▶ RECORDS FOR THIS EXERCISE:
'''

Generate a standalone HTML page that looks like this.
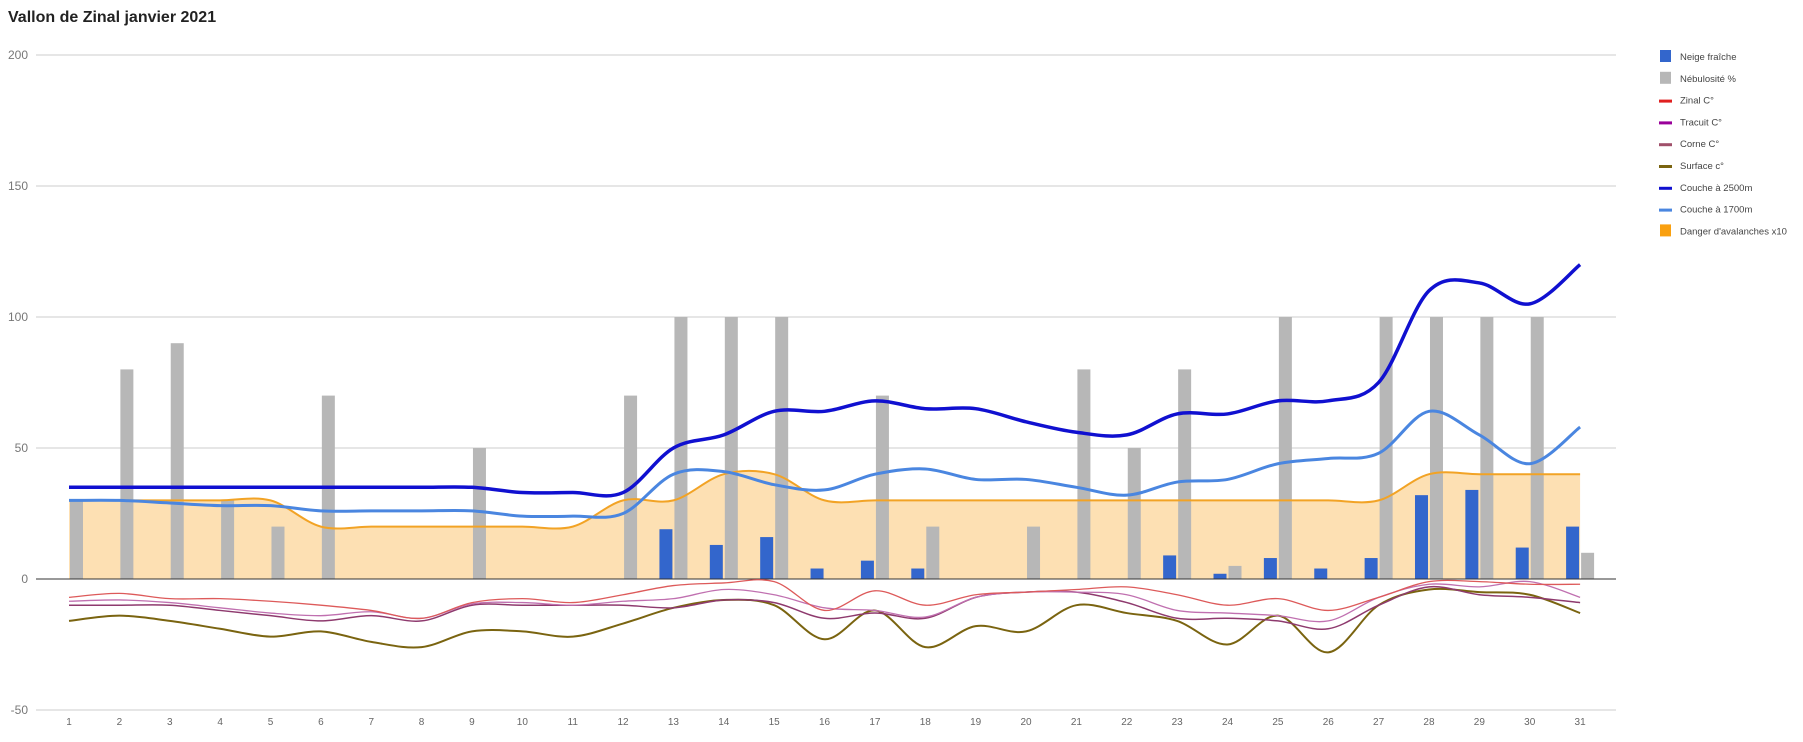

'''
'''

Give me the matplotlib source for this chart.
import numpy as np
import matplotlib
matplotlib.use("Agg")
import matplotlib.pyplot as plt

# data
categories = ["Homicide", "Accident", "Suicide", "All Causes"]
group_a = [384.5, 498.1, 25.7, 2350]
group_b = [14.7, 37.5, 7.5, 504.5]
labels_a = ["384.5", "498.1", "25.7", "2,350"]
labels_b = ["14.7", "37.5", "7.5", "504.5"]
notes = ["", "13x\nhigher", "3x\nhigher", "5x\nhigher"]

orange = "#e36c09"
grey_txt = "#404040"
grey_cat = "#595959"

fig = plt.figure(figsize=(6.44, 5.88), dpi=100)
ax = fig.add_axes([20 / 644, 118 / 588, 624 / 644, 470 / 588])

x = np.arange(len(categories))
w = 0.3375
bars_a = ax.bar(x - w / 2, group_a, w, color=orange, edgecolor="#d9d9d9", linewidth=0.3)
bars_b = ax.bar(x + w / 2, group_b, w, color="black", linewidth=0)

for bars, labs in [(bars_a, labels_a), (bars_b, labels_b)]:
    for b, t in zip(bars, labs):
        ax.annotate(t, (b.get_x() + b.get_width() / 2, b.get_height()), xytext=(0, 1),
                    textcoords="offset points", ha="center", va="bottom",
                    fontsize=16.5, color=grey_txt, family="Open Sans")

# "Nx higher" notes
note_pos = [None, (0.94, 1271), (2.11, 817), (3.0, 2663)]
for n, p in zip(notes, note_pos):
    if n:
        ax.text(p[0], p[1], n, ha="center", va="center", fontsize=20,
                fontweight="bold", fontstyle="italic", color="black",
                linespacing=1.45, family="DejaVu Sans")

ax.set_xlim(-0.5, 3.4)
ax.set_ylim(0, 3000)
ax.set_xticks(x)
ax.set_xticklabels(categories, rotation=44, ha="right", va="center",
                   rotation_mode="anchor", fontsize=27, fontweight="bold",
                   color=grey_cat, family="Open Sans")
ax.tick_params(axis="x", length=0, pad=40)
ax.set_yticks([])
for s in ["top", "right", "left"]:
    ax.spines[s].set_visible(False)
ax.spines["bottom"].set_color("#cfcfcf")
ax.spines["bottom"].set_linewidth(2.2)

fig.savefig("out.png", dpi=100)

'''

Reply with one number only: how many lines of the listing hold "matplotlib"?

▶ RESULT OF THIS EXERCISE:
4